**Task**. All the data should be repeated exactly. Any image in it is left out.

**Stored data**.
□ □ □
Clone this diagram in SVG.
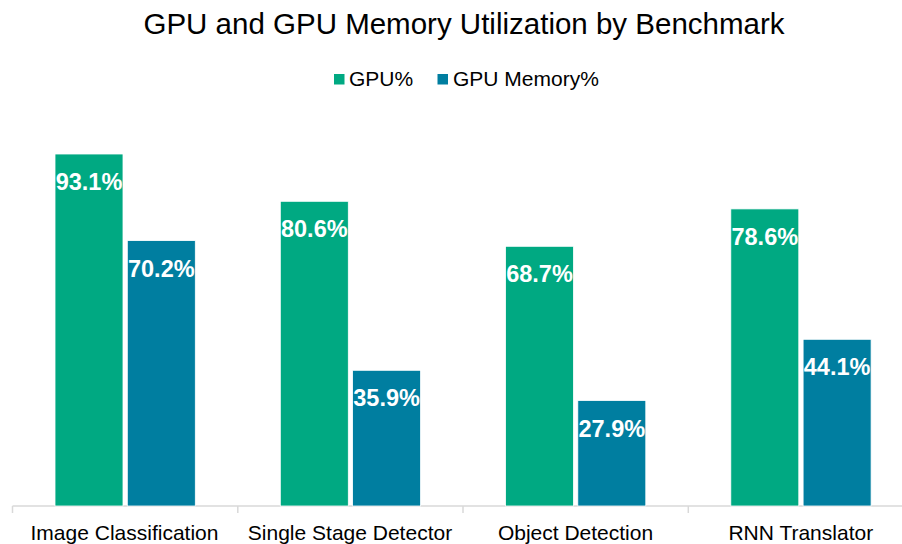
<svg xmlns="http://www.w3.org/2000/svg" width="902" height="544" viewBox="0 0 902 544">
<style>
text{font-family:"Liberation Sans",Arial,sans-serif}
.title{font-size:29.5px;fill:#000}
.leg{font-size:21px;fill:#000}
.cat{font-size:21px;fill:#000;text-anchor:middle}
.val{font-size:23.5px;font-weight:bold;fill:#fff;text-anchor:middle}
.g{fill:#00a982;stroke:#fff;stroke-width:0.8}
.b{fill:#007ea0;stroke:#fff;stroke-width:0.8}
.ax{stroke:#d9d9d9;stroke-width:1.5;fill:none}
</style>
<rect width="902" height="544" fill="#fff"/>
<text class="title" x="464" y="33.5" text-anchor="middle">GPU and GPU Memory Utilization by Benchmark</text>
<g id="legend">
<rect x="334" y="74" width="10.5" height="10.5" fill="#00a982"/>
<text class="leg" x="349" y="86">GPU%</text>
<rect x="437.5" y="74" width="10.5" height="10.5" fill="#007ea0"/>
<text class="leg" x="453" y="86">GPU Memory%</text>
</g>
<g id="axis">
<path class="ax" d="M12.5 506H902M12.5 506V513M237.8 506V513M463 506V513M688.3 506V513"/>
</g>
<g id="image-classification">
<rect class="g" x="55" y="154" width="68" height="352"/>
<rect class="b" x="127.3" y="240.6" width="68" height="265.4"/>
<text class="val" x="89" y="190">93.1%</text>
<text class="val" x="161.3" y="276.5">70.2%</text>
<text class="cat" x="124.5" y="540">Image Classification</text>
</g>
<g id="single-stage-detector">
<rect class="g" x="280.3" y="201.3" width="68" height="304.7"/>
<rect class="b" x="352.6" y="370.3" width="68" height="135.7"/>
<text class="val" x="314.3" y="237">80.6%</text>
<text class="val" x="386.6" y="406">35.9%</text>
<text class="cat" x="350" y="540">Single Stage Detector</text>
</g>
<g id="object-detection">
<rect class="g" x="505.5" y="246.3" width="68" height="259.7"/>
<rect class="b" x="577.8" y="400.5" width="68" height="105.5"/>
<text class="val" x="539.5" y="282">68.7%</text>
<text class="val" x="611.8" y="436.5">27.9%</text>
<text class="cat" x="575.5" y="540">Object Detection</text>
</g>
<g id="rnn-translator">
<rect class="g" x="730.8" y="208.9" width="68" height="297.1"/>
<rect class="b" x="803.1" y="339.3" width="68" height="166.7"/>
<text class="val" x="764.8" y="244.5">78.6%</text>
<text class="val" x="837.1" y="375">44.1%</text>
<text class="cat" x="800.8" y="540">RNN Translator</text>
</g>
</svg>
□ □ □
**Solution to this exercise**.
Clone this diagram in SVG.
<svg xmlns="http://www.w3.org/2000/svg" width="902" height="544" viewBox="0 0 902 544">
<style>
text{font-family:"Liberation Sans",Arial,sans-serif}
.title{font-size:29.5px;fill:#000}
.leg{font-size:21px;fill:#000}
.cat{font-size:21px;fill:#000;text-anchor:middle}
.val{font-size:23.5px;font-weight:bold;fill:#fff;text-anchor:middle}
.g{fill:#00a982;stroke:#fff;stroke-width:0.8}
.b{fill:#007ea0;stroke:#fff;stroke-width:0.8}
.ax{stroke:#d9d9d9;stroke-width:1.5;fill:none}
</style>
<rect width="902" height="544" fill="#fff"/>
<text class="title" x="464" y="33.5" text-anchor="middle">GPU and GPU Memory Utilization by Benchmark</text>
<g id="legend">
<rect x="334" y="74" width="10.5" height="10.5" fill="#00a982"/>
<text class="leg" x="349" y="86">GPU%</text>
<rect x="437.5" y="74" width="10.5" height="10.5" fill="#007ea0"/>
<text class="leg" x="453" y="86">GPU Memory%</text>
</g>
<g id="axis">
<path class="ax" d="M12.5 506H902M12.5 506V513M237.8 506V513M463 506V513M688.3 506V513"/>
</g>
<g id="image-classification">
<rect class="g" x="55" y="154" width="68" height="352"/>
<rect class="b" x="127.3" y="240.6" width="68" height="265.4"/>
<text class="val" x="89" y="190">93.1%</text>
<text class="val" x="161.3" y="276.5">70.2%</text>
<text class="cat" x="124.5" y="540">Image Classification</text>
</g>
<g id="single-stage-detector">
<rect class="g" x="280.3" y="201.3" width="68" height="304.7"/>
<rect class="b" x="352.6" y="370.3" width="68" height="135.7"/>
<text class="val" x="314.3" y="237">80.6%</text>
<text class="val" x="386.6" y="406">35.9%</text>
<text class="cat" x="350" y="540">Single Stage Detector</text>
</g>
<g id="object-detection">
<rect class="g" x="505.5" y="246.3" width="68" height="259.7"/>
<rect class="b" x="577.8" y="400.5" width="68" height="105.5"/>
<text class="val" x="539.5" y="282">68.7%</text>
<text class="val" x="611.8" y="436.5">27.9%</text>
<text class="cat" x="575.5" y="540">Object Detection</text>
</g>
<g id="rnn-translator">
<rect class="g" x="730.8" y="208.9" width="68" height="297.1"/>
<rect class="b" x="803.1" y="339.3" width="68" height="166.7"/>
<text class="val" x="764.8" y="244.5">78.6%</text>
<text class="val" x="837.1" y="375">44.1%</text>
<text class="cat" x="800.8" y="540">RNN Translator</text>
</g>
</svg>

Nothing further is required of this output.